Job:
Copy out the lines of the records below, and only those lines, from the one with "Write the matplotlib code for this chart." through the one with "-12.4, -13.1, -12.4, -11.4, -10.1, -9.2, -8.3, -7.3]", exactly as they appear.

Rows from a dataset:

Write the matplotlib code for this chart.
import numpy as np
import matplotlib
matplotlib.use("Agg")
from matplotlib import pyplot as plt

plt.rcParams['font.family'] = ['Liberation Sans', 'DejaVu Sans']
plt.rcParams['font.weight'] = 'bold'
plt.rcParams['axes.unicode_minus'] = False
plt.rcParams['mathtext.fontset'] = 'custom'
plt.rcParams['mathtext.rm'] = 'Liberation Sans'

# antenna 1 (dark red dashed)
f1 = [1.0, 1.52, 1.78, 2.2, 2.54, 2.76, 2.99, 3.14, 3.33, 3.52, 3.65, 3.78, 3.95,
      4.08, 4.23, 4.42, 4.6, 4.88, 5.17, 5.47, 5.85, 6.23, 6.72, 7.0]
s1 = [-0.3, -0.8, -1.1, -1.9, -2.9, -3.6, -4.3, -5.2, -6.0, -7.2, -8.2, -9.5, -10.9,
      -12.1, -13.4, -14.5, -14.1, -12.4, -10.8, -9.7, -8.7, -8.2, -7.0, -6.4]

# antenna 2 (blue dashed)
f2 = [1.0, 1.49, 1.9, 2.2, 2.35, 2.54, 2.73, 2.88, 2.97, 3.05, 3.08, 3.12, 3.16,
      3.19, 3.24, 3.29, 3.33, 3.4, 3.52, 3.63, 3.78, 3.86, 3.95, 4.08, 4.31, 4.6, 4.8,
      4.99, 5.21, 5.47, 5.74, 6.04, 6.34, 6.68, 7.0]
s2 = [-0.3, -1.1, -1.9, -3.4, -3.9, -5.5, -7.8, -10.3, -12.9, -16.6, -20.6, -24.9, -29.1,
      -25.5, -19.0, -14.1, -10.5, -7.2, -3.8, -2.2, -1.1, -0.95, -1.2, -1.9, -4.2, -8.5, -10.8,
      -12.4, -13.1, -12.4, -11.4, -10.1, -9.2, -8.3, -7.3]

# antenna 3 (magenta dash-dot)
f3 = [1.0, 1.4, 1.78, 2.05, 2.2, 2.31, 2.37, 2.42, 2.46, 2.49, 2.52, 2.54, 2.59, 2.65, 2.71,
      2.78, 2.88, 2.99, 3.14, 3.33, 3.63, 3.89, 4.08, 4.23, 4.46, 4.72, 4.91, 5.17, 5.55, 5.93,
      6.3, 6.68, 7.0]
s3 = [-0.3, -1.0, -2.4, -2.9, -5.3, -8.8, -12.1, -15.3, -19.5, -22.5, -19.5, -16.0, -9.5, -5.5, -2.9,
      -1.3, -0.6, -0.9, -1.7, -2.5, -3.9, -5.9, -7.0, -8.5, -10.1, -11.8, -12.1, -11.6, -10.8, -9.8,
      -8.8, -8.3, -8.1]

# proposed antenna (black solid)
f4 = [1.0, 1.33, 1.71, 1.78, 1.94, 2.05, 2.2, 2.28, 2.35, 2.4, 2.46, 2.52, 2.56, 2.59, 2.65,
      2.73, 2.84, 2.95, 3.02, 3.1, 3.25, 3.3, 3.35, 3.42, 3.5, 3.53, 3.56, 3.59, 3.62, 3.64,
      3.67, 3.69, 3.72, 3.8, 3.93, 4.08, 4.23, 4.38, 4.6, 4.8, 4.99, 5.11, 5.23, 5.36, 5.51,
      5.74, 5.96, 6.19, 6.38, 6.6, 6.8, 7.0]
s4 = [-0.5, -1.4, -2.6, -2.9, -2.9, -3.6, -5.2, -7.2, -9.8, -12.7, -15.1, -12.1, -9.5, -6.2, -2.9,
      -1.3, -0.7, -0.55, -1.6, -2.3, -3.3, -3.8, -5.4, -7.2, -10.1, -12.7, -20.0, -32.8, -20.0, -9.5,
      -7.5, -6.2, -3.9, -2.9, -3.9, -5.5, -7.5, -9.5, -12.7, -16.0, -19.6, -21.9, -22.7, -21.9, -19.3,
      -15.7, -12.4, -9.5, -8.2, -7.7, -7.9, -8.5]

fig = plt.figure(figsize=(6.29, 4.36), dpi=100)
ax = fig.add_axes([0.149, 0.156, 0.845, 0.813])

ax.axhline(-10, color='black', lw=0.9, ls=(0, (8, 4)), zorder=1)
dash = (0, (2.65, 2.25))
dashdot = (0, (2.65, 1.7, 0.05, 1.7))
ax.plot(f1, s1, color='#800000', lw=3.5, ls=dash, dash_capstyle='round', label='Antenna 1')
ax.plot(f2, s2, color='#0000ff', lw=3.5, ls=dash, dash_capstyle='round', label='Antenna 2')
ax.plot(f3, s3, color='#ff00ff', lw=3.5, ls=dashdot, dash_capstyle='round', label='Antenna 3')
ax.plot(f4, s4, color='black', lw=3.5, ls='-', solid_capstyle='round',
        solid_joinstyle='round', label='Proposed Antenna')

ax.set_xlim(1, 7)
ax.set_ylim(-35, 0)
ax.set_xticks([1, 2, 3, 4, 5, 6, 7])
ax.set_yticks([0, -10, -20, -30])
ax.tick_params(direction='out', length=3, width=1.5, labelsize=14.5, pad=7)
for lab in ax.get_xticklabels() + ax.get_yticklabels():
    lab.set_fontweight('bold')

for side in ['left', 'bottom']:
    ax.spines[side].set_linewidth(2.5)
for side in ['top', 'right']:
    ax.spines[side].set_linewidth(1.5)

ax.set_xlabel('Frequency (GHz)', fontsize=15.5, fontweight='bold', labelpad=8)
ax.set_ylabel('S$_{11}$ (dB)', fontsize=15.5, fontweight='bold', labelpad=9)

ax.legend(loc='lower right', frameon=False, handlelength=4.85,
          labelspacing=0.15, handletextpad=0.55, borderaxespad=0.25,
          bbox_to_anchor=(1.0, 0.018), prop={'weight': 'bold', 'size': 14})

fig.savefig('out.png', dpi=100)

* * *

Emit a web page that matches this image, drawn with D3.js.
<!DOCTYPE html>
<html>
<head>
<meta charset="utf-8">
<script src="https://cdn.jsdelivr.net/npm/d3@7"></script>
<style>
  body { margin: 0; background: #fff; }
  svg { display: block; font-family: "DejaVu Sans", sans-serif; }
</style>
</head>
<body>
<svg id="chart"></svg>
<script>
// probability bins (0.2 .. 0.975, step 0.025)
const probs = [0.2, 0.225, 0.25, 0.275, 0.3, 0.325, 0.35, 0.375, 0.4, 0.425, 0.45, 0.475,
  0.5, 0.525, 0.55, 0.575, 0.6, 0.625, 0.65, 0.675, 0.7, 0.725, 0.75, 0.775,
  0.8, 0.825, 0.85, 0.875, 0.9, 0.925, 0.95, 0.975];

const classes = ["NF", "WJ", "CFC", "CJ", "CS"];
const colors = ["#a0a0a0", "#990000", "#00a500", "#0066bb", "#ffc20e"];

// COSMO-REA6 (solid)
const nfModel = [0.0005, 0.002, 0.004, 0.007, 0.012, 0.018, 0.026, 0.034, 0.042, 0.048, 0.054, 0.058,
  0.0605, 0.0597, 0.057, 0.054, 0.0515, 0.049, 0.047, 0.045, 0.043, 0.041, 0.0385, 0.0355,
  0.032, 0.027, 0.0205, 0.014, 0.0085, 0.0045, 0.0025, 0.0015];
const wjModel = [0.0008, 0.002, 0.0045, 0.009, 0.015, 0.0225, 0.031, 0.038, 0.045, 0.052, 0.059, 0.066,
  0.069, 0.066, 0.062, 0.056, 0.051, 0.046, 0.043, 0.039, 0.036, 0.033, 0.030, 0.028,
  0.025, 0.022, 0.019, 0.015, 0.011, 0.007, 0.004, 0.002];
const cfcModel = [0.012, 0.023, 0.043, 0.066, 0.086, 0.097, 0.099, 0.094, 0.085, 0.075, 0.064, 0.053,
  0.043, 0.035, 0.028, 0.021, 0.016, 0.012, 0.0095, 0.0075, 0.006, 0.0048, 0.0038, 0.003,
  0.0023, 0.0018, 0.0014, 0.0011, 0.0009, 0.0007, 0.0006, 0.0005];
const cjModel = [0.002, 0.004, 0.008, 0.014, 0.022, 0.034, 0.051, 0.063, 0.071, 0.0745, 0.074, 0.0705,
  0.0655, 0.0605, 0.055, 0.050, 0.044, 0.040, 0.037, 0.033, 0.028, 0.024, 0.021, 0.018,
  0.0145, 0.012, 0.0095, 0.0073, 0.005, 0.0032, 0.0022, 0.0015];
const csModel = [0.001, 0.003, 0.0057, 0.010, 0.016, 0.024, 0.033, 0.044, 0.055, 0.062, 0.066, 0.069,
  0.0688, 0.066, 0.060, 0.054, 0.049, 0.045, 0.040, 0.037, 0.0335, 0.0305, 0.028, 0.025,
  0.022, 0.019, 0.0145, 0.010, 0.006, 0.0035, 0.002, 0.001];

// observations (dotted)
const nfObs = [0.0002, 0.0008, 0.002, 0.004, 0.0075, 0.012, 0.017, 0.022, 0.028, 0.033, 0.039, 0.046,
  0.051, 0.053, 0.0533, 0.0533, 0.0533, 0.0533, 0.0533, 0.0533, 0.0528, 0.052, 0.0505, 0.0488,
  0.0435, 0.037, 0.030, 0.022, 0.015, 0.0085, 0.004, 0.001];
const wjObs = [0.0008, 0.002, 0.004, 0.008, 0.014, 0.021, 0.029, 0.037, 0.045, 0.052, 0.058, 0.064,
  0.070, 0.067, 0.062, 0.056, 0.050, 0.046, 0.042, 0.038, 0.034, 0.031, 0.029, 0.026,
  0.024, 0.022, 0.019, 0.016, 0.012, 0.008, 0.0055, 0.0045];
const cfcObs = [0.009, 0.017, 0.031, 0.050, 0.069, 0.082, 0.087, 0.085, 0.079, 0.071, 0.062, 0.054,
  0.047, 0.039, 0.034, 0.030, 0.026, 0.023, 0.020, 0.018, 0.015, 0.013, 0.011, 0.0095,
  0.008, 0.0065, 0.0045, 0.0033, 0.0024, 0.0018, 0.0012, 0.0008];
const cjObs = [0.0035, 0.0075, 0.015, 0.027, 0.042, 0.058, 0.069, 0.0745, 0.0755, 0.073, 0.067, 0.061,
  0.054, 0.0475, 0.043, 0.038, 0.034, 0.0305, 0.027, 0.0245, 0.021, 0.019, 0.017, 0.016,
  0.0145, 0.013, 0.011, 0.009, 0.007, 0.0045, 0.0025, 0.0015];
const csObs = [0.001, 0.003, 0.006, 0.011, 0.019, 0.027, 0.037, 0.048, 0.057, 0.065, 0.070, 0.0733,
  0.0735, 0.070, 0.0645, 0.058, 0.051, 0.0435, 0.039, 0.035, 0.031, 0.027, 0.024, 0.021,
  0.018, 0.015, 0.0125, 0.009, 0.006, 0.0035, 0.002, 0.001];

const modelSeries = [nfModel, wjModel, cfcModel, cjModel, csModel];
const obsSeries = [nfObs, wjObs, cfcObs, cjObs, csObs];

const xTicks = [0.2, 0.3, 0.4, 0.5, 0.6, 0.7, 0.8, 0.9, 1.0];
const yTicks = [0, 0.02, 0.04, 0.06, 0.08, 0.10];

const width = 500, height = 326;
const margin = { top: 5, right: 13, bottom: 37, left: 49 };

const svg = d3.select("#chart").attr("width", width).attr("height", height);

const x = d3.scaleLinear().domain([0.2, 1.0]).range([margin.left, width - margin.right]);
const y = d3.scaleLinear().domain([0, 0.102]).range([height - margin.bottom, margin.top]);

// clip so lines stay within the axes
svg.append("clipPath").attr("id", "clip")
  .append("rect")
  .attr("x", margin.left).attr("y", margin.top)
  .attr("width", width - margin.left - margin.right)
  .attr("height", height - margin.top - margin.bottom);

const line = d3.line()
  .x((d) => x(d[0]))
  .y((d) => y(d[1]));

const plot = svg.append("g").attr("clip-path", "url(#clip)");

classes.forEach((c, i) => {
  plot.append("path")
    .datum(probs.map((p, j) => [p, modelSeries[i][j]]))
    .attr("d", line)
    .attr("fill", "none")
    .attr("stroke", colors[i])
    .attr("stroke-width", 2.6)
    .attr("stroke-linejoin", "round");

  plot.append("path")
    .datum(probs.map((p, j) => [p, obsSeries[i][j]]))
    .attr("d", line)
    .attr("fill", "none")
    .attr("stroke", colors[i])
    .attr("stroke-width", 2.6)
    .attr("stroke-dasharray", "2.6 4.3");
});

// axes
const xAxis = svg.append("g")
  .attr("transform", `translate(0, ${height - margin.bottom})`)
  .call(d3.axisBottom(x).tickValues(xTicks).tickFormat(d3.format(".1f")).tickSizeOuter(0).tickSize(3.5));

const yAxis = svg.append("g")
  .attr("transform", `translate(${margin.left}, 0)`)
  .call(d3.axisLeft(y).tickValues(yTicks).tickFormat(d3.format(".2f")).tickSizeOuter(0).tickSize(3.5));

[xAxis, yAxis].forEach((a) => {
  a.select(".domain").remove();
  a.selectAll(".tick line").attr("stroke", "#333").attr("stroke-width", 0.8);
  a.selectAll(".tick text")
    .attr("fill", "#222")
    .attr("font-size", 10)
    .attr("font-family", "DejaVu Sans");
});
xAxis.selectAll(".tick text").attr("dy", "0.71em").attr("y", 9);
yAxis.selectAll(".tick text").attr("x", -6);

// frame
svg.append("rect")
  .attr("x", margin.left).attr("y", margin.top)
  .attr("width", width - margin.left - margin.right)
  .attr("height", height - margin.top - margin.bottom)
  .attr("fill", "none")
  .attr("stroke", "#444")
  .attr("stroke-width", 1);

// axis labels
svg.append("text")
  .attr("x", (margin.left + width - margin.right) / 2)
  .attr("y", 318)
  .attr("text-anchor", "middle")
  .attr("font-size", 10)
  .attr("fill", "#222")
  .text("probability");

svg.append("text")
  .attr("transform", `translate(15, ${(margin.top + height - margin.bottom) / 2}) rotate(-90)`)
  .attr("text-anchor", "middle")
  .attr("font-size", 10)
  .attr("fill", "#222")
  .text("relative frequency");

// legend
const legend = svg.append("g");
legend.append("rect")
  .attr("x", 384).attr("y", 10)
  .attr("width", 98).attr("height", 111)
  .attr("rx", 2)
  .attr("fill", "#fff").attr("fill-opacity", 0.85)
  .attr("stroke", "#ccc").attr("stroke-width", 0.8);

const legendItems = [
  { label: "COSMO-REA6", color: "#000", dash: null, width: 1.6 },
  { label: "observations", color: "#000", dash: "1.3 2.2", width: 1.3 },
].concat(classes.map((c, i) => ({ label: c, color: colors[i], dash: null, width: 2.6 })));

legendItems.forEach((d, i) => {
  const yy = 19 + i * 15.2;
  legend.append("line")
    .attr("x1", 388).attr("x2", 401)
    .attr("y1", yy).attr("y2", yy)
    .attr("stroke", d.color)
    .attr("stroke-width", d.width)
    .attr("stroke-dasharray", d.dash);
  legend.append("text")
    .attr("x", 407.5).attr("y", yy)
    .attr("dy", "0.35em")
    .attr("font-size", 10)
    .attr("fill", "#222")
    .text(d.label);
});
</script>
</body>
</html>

Reply to the exercise:
Write the matplotlib code for this chart.
import numpy as np
import matplotlib
matplotlib.use("Agg")
from matplotlib import pyplot as plt

plt.rcParams['font.family'] = ['Liberation Sans', 'DejaVu Sans']
plt.rcParams['font.weight'] = 'bold'
plt.rcParams['axes.unicode_minus'] = False
plt.rcParams['mathtext.fontset'] = 'custom'
plt.rcParams['mathtext.rm'] = 'Liberation Sans'

# antenna 1 (dark red dashed)
f1 = [1.0, 1.52, 1.78, 2.2, 2.54, 2.76, 2.99, 3.14, 3.33, 3.52, 3.65, 3.78, 3.95,
      4.08, 4.23, 4.42, 4.6, 4.88, 5.17, 5.47, 5.85, 6.23, 6.72, 7.0]
s1 = [-0.3, -0.8, -1.1, -1.9, -2.9, -3.6, -4.3, -5.2, -6.0, -7.2, -8.2, -9.5, -10.9,
      -12.1, -13.4, -14.5, -14.1, -12.4, -10.8, -9.7, -8.7, -8.2, -7.0, -6.4]

# antenna 2 (blue dashed)
f2 = [1.0, 1.49, 1.9, 2.2, 2.35, 2.54, 2.73, 2.88, 2.97, 3.05, 3.08, 3.12, 3.16,
      3.19, 3.24, 3.29, 3.33, 3.4, 3.52, 3.63, 3.78, 3.86, 3.95, 4.08, 4.31, 4.6, 4.8,
      4.99, 5.21, 5.47, 5.74, 6.04, 6.34, 6.68, 7.0]
s2 = [-0.3, -1.1, -1.9, -3.4, -3.9, -5.5, -7.8, -10.3, -12.9, -16.6, -20.6, -24.9, -29.1,
      -25.5, -19.0, -14.1, -10.5, -7.2, -3.8, -2.2, -1.1, -0.95, -1.2, -1.9, -4.2, -8.5, -10.8,
      -12.4, -13.1, -12.4, -11.4, -10.1, -9.2, -8.3, -7.3]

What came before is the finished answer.